Set task: Output the full listing below exactly, without the pictures.
◇ ◇ ◇ ◇ ◇
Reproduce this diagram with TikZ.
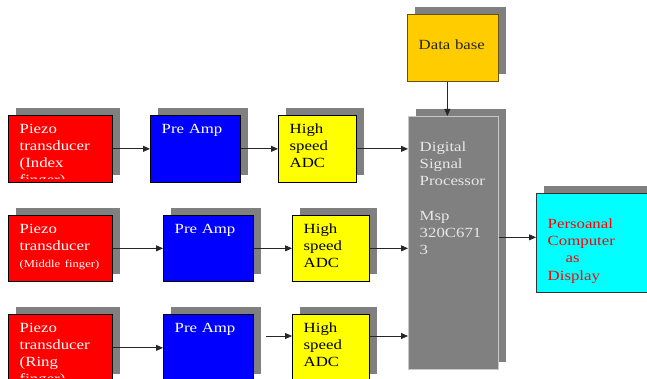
\documentclass[tikz,border=0pt]{standalone}
\usepackage{fontspec}
\setmainfont{Liberation Serif}[FakeStretch=1.2]
\usetikzlibrary{arrows.meta,calc,shadows}
\definecolor{shade}{HTML}{808080}
\definecolor{piezo}{HTML}{FF0000}
\definecolor{amp}{HTML}{0000FF}
\definecolor{adc}{HTML}{FFFF00}
\definecolor{dbase}{HTML}{FFCC00}
\definecolor{screen}{HTML}{00FFFF}
\definecolor{dspline}{HTML}{C8C8C8}
\definecolor{dspink}{HTML}{E8E8E8}
\tikzset{boxink/.store in=\boxink,boxink=black,
blockbox/.style={anchor=north west,inner sep=0pt,line width=.7pt,general shadow={fill=shade,shadow xshift=8pt,shadow yshift=7pt}},
blocktext/.style={path picture={\clip (path picture bounding box.north west) rectangle ([yshift=4pt]path picture bounding box.south east);
 \node[anchor=base west,inner sep=0pt,text width=160pt,align=left,font=\fontsize{14}{17.2}\selectfont,text=\boxink] at ([shift={(11pt,-18pt)}]path picture bounding box.north west) {#1};}},
piezobox/.style={blockbox,fill=piezo,draw=black,boxink=white,minimum width=104pt,minimum height=67pt},
ampbox/.style={blockbox,fill=amp,draw=black,boxink=white,minimum width=90pt,minimum height=67pt},
adcbox/.style={blockbox,fill=adc,draw=black,boxink=black,minimum width=78pt,minimum height=67pt},
dspbox/.style={blockbox,fill=shade,draw=dspline,boxink=dspink,minimum width=90pt,minimum height=253pt},
dbbox/.style={blockbox,fill=dbase,draw=black!60!dbase,boxink=black!85,minimum width=91pt,minimum height=67pt},
pcbox/.style={blockbox,fill=screen,draw=black!80,boxink=red,minimum width=120pt,minimum height=99pt},
link/.style={-{Triangle[length=7pt,width=6pt]},line width=.8pt,black!85}}
\begin{document}
\begin{tikzpicture}[x=1pt,y=-1pt]
\path[use as bounding box,clip] (0,0) rectangle (647,379);
% first row: index finger
\node[piezobox,blocktext={Piezo\\transducer\\(Index\\finger)}] (pz1) at (8,115) {};
\node[ampbox,blocktext={Pre Amp}] (pa1) at (150,115) {};
\node[adcbox,blocktext={High\\speed\\ADC}] (adc1) at (278,115) {};
% second row: middle finger
\node[piezobox,minimum height=66pt,blocktext={Piezo\\transducer\\{\fontsize{10.5}{17.2}\selectfont(Middle finger)}}] (pz2) at (8,215) {};
\node[ampbox,minimum height=66pt,blocktext={Pre Amp}] (pa2) at (163,215) {};
\node[adcbox,minimum width=77pt,minimum height=66pt,blocktext={High\\speed\\ADC}] (adc2) at (292,215) {};
% third row: ring finger
\node[piezobox,blocktext={Piezo\\transducer\\(Ring\\finger)}] (pz3) at (8,314) {};
\node[ampbox,blocktext={Pre Amp}] (pa3) at (163,314) {};
\node[adcbox,minimum width=77pt,blocktext={High\\speed\\ADC}] (adc3) at (292,314) {};
% processor, data base and display
\node[dspbox,blocktext={\mbox{}\\Digital\\Signal\\Processor\\\mbox{}\\Msp\\320C671\\3}] (dsp) at (408,116) {};
\node[dbbox,blocktext={\mbox{}\\Data base}] (db) at (407,14) {};
\node[pcbox,blocktext={\mbox{}\\Persoanal\\Computer\\\hspace*{18pt}as\\Display}] (pc) at (536,193) {};
\coordinate (gap3) at (266,336);
\draw[link] (pz1)--(pa1);
\draw[link] (pa1)--(adc1);
\draw[link] (adc1)--(adc1 -| dsp.west);
\draw[link] (pz2)--(pa2);
\draw[link] (pa2)--(adc2);
\draw[link] (adc2)--(adc2 -| dsp.west);
\draw[link] (pz3)--(pa3);
\draw[link] (gap3)--(gap3 -| adc3.west);
\draw[link] (gap3 -| adc3.east)--(gap3 -| dsp.west);
\draw[link] ([xshift=-5.5pt]db.south)--([xshift=-5.5pt]db.south |- dsp.north);
\draw[link] ([yshift=5.5pt]dsp.east)--([yshift=5.5pt]dsp.east -| pc.west);
\end{tikzpicture}
\end{document}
◇ ◇ ◇ ◇ ◇
Task result:
Reproduce this diagram with TikZ.
\documentclass[tikz,border=0pt]{standalone}
\usepackage{fontspec}
\setmainfont{Liberation Serif}[FakeStretch=1.2]
\usetikzlibrary{arrows.meta,calc,shadows}
\definecolor{shade}{HTML}{808080}
\definecolor{piezo}{HTML}{FF0000}
\definecolor{amp}{HTML}{0000FF}
\definecolor{adc}{HTML}{FFFF00}
\definecolor{dbase}{HTML}{FFCC00}
\definecolor{screen}{HTML}{00FFFF}
\definecolor{dspline}{HTML}{C8C8C8}
\definecolor{dspink}{HTML}{E8E8E8}
\tikzset{boxink/.store in=\boxink,boxink=black,
blockbox/.style={anchor=north west,inner sep=0pt,line width=.7pt,general shadow={fill=shade,shadow xshift=8pt,shadow yshift=7pt}},
blocktext/.style={path picture={\clip (path picture bounding box.north west) rectangle ([yshift=4pt]path picture bounding box.south east);
 \node[anchor=base west,inner sep=0pt,text width=160pt,align=left,font=\fontsize{14}{17.2}\selectfont,text=\boxink] at ([shift={(11pt,-18pt)}]path picture bounding box.north west) {#1};}},
piezobox/.style={blockbox,fill=piezo,draw=black,boxink=white,minimum width=104pt,minimum height=67pt},
ampbox/.style={blockbox,fill=amp,draw=black,boxink=white,minimum width=90pt,minimum height=67pt},
adcbox/.style={blockbox,fill=adc,draw=black,boxink=black,minimum width=78pt,minimum height=67pt},
dspbox/.style={blockbox,fill=shade,draw=dspline,boxink=dspink,minimum width=90pt,minimum height=253pt},
dbbox/.style={blockbox,fill=dbase,draw=black!60!dbase,boxink=black!85,minimum width=91pt,minimum height=67pt},
pcbox/.style={blockbox,fill=screen,draw=black!80,boxink=red,minimum width=120pt,minimum height=99pt},
link/.style={-{Triangle[length=7pt,width=6pt]},line width=.8pt,black!85}}
\begin{document}
\begin{tikzpicture}[x=1pt,y=-1pt]
\path[use as bounding box,clip] (0,0) rectangle (647,379);
% first row: index finger
\node[piezobox,blocktext={Piezo\\transducer\\(Index\\finger)}] (pz1) at (8,115) {};
\node[ampbox,blocktext={Pre Amp}] (pa1) at (150,115) {};
\node[adcbox,blocktext={High\\speed\\ADC}] (adc1) at (278,115) {};
% second row: middle finger
\node[piezobox,minimum height=66pt,blocktext={Piezo\\transducer\\{\fontsize{10.5}{17.2}\selectfont(Middle finger)}}] (pz2) at (8,215) {};
\node[ampbox,minimum height=66pt,blocktext={Pre Amp}] (pa2) at (163,215) {};
\node[adcbox,minimum width=77pt,minimum height=66pt,blocktext={High\\speed\\ADC}] (adc2) at (292,215) {};
% third row: ring finger
\node[piezobox,blocktext={Piezo\\transducer\\(Ring\\finger)}] (pz3) at (8,314) {};
\node[ampbox,blocktext={Pre Amp}] (pa3) at (163,314) {};
\node[adcbox,minimum width=77pt,blocktext={High\\speed\\ADC}] (adc3) at (292,314) {};
% processor, data base and display
\node[dspbox,blocktext={\mbox{}\\Digital\\Signal\\Processor\\\mbox{}\\Msp\\320C671\\3}] (dsp) at (408,116) {};
\node[dbbox,blocktext={\mbox{}\\Data base}] (db) at (407,14) {};
\node[pcbox,blocktext={\mbox{}\\Persoanal\\Computer\\\hspace*{18pt}as\\Display}] (pc) at (536,193) {};
\coordinate (gap3) at (266,336);
\draw[link] (pz1)--(pa1);
\draw[link] (pa1)--(adc1);
\draw[link] (adc1)--(adc1 -| dsp.west);
\draw[link] (pz2)--(pa2);
\draw[link] (pa2)--(adc2);
\draw[link] (adc2)--(adc2 -| dsp.west);
\draw[link] (pz3)--(pa3);
\draw[link] (gap3)--(gap3 -| adc3.west);
\draw[link] (gap3 -| adc3.east)--(gap3 -| dsp.west);
\draw[link] ([xshift=-5.5pt]db.south)--([xshift=-5.5pt]db.south |- dsp.north);
\draw[link] ([yshift=5.5pt]dsp.east)--([yshift=5.5pt]dsp.east -| pc.west);
\end{tikzpicture}
\end{document}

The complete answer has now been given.